* _WHAT TO DO_
Include the line containing "fig = plt.figure(figsize=(W" and all lines before it, repeated exactly from the listing below, without pictures.

* _DATASET RECORDS_
◇ ◇ ◇ ◇ ◇ ◇ ◇

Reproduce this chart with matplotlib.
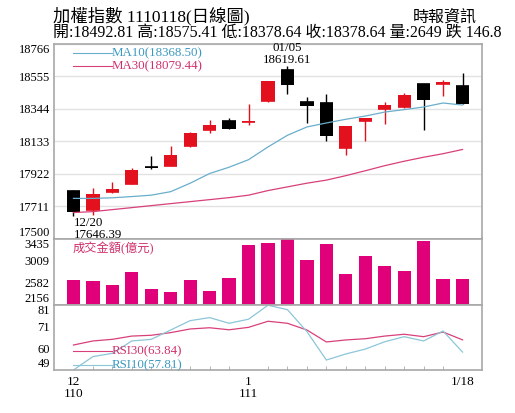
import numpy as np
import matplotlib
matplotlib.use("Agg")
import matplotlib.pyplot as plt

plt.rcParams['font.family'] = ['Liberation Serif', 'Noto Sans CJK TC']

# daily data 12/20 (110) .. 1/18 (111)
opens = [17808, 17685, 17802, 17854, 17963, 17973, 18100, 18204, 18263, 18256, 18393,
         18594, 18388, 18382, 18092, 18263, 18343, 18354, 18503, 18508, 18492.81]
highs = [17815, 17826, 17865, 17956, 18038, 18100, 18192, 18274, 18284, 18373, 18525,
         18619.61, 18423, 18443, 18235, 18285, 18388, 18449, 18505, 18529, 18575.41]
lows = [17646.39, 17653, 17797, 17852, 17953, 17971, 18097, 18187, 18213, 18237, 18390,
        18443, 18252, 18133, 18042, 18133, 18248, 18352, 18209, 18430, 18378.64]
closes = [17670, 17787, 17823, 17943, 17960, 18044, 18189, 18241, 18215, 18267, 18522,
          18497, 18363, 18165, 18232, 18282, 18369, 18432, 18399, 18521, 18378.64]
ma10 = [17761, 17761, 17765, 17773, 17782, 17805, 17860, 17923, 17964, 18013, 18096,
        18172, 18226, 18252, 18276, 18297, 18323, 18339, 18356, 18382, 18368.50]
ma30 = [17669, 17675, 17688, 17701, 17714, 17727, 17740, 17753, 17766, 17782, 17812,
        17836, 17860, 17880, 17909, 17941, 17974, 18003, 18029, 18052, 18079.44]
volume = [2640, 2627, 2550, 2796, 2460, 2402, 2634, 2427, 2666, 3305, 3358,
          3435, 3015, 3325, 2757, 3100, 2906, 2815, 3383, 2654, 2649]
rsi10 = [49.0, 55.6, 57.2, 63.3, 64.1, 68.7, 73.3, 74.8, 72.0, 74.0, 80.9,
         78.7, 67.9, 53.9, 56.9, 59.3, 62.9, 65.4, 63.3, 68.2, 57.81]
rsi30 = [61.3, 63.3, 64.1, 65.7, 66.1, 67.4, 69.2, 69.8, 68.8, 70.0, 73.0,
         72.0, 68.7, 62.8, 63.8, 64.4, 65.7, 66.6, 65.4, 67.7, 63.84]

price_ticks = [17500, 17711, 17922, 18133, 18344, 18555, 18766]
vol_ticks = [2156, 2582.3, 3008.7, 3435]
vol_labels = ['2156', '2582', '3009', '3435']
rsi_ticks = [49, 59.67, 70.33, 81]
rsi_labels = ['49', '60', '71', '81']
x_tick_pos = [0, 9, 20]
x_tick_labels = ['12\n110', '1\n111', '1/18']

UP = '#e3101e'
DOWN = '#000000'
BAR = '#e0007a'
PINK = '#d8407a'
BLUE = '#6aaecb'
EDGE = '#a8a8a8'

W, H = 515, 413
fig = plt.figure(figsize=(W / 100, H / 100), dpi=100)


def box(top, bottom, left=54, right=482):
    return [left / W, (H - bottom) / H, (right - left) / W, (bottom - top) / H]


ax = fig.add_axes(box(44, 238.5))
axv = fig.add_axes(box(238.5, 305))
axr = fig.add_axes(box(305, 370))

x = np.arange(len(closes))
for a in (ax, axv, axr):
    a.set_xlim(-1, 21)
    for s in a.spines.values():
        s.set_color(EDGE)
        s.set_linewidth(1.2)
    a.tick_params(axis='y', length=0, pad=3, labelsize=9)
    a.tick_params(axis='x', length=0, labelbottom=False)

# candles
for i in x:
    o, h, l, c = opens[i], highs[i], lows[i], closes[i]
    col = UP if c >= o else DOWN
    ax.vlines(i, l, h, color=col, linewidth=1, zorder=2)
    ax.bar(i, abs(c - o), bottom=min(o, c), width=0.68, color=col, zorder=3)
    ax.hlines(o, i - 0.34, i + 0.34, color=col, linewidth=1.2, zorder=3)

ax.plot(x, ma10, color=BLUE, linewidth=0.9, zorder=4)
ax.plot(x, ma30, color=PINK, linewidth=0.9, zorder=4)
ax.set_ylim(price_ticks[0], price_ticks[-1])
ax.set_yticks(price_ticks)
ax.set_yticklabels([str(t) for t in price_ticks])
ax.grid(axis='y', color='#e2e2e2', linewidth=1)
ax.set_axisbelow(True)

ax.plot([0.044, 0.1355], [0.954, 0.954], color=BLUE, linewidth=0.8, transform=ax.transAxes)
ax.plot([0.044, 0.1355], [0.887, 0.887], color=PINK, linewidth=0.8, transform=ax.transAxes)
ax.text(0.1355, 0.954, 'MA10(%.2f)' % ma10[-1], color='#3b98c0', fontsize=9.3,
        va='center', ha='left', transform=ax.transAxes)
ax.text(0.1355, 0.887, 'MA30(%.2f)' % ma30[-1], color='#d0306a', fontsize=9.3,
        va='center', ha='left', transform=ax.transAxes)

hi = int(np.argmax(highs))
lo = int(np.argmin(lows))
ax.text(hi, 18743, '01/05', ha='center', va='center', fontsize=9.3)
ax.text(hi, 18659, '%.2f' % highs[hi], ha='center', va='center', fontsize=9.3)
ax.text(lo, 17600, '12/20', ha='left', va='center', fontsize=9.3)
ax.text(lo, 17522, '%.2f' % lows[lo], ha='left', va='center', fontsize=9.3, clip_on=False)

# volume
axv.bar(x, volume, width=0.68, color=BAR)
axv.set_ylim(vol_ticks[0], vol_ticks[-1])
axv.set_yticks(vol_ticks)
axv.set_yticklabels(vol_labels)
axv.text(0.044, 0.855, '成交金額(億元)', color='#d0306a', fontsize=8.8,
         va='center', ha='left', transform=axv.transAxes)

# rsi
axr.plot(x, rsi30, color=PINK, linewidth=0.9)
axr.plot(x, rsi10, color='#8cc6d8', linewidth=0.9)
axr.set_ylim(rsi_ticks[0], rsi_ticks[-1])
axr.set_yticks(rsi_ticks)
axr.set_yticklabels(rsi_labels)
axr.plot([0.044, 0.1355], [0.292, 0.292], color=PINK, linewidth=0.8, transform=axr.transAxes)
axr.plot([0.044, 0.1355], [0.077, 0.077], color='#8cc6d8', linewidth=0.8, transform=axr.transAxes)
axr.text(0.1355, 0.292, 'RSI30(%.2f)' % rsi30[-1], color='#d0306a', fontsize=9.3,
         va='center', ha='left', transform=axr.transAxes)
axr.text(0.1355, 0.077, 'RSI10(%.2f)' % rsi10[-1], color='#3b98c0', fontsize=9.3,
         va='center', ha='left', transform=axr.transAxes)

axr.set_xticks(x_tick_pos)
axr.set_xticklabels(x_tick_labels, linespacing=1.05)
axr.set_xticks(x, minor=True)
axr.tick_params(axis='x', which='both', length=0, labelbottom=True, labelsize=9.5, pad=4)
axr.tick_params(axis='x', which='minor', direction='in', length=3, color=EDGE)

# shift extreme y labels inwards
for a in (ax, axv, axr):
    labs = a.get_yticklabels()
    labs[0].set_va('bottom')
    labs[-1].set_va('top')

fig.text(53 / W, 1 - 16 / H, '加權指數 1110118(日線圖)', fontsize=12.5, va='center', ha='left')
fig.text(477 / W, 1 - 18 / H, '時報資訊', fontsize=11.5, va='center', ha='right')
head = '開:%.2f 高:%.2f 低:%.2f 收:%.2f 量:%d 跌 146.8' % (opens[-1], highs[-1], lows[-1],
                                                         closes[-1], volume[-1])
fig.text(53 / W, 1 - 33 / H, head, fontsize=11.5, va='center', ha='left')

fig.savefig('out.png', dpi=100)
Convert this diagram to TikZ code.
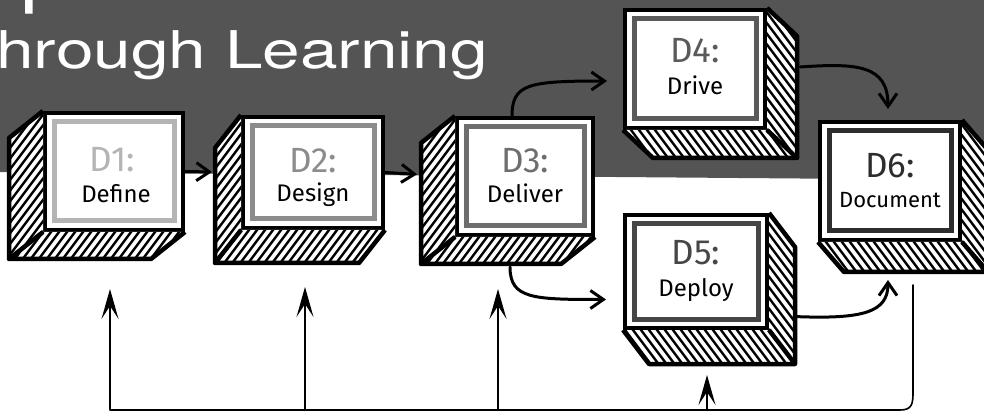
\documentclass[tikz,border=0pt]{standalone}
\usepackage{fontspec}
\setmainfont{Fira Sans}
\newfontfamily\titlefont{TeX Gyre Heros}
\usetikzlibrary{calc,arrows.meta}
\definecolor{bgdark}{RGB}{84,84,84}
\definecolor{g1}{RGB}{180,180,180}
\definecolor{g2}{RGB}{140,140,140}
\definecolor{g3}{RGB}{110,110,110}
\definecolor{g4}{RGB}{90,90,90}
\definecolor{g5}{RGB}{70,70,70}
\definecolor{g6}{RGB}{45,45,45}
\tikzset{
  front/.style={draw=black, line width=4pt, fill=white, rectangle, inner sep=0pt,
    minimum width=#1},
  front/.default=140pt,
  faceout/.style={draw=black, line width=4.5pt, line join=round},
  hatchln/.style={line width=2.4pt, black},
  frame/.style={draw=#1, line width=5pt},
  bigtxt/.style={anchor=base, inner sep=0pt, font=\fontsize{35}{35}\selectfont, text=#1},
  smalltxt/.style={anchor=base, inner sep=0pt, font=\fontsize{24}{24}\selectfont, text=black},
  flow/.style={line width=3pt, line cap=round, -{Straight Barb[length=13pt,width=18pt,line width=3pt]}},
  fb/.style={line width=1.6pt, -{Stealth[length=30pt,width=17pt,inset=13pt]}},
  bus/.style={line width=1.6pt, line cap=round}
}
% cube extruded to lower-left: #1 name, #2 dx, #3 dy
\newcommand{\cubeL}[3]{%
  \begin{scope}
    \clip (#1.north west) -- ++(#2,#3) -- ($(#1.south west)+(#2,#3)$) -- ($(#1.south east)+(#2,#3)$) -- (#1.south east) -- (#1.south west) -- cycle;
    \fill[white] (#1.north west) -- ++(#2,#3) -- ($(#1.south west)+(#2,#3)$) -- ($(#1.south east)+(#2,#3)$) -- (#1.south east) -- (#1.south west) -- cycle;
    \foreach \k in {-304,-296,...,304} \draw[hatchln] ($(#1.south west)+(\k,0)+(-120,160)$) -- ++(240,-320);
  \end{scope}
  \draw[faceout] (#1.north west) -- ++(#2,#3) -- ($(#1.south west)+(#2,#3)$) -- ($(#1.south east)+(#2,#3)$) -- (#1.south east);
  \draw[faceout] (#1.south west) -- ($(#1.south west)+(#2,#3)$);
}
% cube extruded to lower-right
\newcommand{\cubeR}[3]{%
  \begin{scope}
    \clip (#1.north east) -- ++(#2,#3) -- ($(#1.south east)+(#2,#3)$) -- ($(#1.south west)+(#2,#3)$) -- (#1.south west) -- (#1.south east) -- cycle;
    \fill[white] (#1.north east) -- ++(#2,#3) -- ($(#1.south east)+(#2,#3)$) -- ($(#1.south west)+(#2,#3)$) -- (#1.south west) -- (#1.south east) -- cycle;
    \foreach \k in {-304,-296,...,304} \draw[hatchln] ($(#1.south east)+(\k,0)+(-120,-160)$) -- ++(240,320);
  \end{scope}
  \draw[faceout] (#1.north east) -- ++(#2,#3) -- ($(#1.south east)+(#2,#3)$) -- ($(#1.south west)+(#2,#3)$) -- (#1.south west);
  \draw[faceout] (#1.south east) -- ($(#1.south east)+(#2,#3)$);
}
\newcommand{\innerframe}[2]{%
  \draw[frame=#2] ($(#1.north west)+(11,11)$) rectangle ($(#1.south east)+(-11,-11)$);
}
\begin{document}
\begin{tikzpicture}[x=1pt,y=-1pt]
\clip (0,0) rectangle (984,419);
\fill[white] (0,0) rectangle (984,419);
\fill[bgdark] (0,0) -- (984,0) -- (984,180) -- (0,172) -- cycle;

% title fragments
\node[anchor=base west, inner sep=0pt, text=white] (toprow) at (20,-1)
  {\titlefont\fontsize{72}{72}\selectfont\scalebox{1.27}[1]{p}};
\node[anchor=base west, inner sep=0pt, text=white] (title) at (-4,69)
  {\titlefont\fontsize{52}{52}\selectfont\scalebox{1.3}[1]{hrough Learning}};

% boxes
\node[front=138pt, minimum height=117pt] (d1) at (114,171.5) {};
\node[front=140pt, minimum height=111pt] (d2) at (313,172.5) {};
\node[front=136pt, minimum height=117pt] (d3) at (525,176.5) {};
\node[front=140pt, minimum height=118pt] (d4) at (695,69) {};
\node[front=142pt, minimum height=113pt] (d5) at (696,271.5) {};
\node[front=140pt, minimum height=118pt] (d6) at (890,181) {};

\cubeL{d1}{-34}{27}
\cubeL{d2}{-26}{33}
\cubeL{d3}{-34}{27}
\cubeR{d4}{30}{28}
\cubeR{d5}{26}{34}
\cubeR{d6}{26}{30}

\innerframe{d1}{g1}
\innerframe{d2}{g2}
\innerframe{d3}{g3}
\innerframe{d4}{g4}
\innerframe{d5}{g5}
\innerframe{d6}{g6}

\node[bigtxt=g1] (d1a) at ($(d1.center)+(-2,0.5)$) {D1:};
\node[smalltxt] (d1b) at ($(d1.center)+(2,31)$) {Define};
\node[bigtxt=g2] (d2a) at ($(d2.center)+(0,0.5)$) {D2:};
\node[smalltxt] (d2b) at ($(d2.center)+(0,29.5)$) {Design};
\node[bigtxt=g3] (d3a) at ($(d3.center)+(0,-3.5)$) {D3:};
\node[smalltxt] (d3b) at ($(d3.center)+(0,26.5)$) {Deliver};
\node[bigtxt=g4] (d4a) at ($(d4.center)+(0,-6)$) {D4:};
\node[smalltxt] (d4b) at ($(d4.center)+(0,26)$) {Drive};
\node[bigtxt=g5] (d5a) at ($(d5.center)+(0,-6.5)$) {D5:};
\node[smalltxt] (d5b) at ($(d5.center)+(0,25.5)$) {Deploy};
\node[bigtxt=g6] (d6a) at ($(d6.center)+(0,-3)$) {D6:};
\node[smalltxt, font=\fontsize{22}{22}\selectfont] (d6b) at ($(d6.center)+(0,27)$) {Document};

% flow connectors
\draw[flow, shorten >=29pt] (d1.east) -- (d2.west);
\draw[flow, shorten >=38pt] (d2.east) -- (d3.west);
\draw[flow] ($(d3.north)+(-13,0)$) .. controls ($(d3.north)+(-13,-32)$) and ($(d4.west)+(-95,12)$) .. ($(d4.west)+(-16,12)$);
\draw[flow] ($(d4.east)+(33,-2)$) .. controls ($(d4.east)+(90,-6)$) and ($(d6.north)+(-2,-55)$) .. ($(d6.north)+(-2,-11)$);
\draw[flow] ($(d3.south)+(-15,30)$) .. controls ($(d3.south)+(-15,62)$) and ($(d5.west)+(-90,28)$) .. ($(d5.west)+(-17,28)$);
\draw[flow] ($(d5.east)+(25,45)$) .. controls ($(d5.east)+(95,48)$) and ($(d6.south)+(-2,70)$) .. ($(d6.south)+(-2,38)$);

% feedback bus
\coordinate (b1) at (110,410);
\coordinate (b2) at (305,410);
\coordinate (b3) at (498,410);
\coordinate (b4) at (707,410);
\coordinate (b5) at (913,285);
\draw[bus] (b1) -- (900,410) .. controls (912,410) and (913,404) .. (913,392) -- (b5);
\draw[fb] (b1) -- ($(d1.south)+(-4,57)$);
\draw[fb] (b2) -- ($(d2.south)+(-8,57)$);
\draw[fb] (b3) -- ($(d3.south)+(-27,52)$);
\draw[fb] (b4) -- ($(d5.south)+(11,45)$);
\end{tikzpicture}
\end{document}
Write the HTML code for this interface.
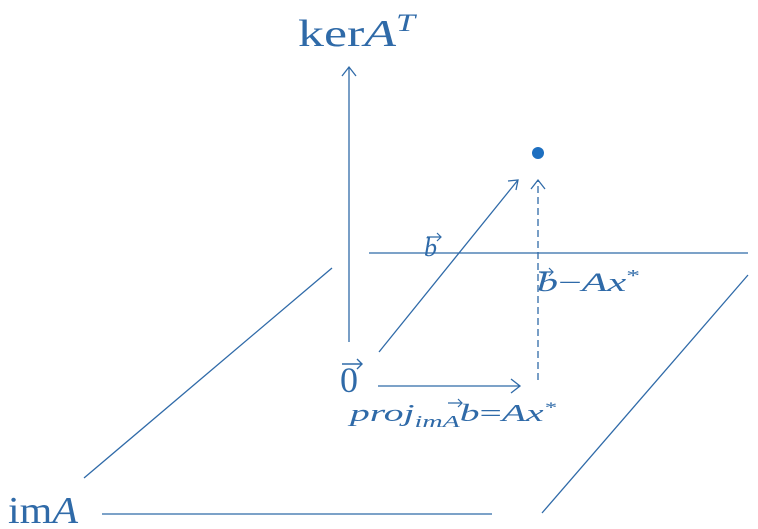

◇ ◇ ◇ ◇ ◇ ◇ ◇

* _SOLVED EXERCISE_
Reproduce this chart with matplotlib.
import numpy as np
import matplotlib
matplotlib.use("Agg")
import matplotlib.pyplot as plt

plt.rcParams['font.family'] = ['Liberation Serif', 'Noto Sans CJK TC']

# daily data 12/20 (110) .. 1/18 (111)
opens = [17808, 17685, 17802, 17854, 17963, 17973, 18100, 18204, 18263, 18256, 18393,
         18594, 18388, 18382, 18092, 18263, 18343, 18354, 18503, 18508, 18492.81]
highs = [17815, 17826, 17865, 17956, 18038, 18100, 18192, 18274, 18284, 18373, 18525,
         18619.61, 18423, 18443, 18235, 18285, 18388, 18449, 18505, 18529, 18575.41]
lows = [17646.39, 17653, 17797, 17852, 17953, 17971, 18097, 18187, 18213, 18237, 18390,
        18443, 18252, 18133, 18042, 18133, 18248, 18352, 18209, 18430, 18378.64]
closes = [17670, 17787, 17823, 17943, 17960, 18044, 18189, 18241, 18215, 18267, 18522,
          18497, 18363, 18165, 18232, 18282, 18369, 18432, 18399, 18521, 18378.64]
ma10 = [17761, 17761, 17765, 17773, 17782, 17805, 17860, 17923, 17964, 18013, 18096,
        18172, 18226, 18252, 18276, 18297, 18323, 18339, 18356, 18382, 18368.50]
ma30 = [17669, 17675, 17688, 17701, 17714, 17727, 17740, 17753, 17766, 17782, 17812,
        17836, 17860, 17880, 17909, 17941, 17974, 18003, 18029, 18052, 18079.44]
volume = [2640, 2627, 2550, 2796, 2460, 2402, 2634, 2427, 2666, 3305, 3358,
          3435, 3015, 3325, 2757, 3100, 2906, 2815, 3383, 2654, 2649]
rsi10 = [49.0, 55.6, 57.2, 63.3, 64.1, 68.7, 73.3, 74.8, 72.0, 74.0, 80.9,
         78.7, 67.9, 53.9, 56.9, 59.3, 62.9, 65.4, 63.3, 68.2, 57.81]
rsi30 = [61.3, 63.3, 64.1, 65.7, 66.1, 67.4, 69.2, 69.8, 68.8, 70.0, 73.0,
         72.0, 68.7, 62.8, 63.8, 64.4, 65.7, 66.6, 65.4, 67.7, 63.84]

price_ticks = [17500, 17711, 17922, 18133, 18344, 18555, 18766]
vol_ticks = [2156, 2582.3, 3008.7, 3435]
vol_labels = ['2156', '2582', '3009', '3435']
rsi_ticks = [49, 59.67, 70.33, 81]
rsi_labels = ['49', '60', '71', '81']
x_tick_pos = [0, 9, 20]
x_tick_labels = ['12\n110', '1\n111', '1/18']

UP = '#e3101e'
DOWN = '#000000'
BAR = '#e0007a'
PINK = '#d8407a'
BLUE = '#6aaecb'
EDGE = '#a8a8a8'

W, H = 515, 413
fig = plt.figure(figsize=(W / 100, H / 100), dpi=100)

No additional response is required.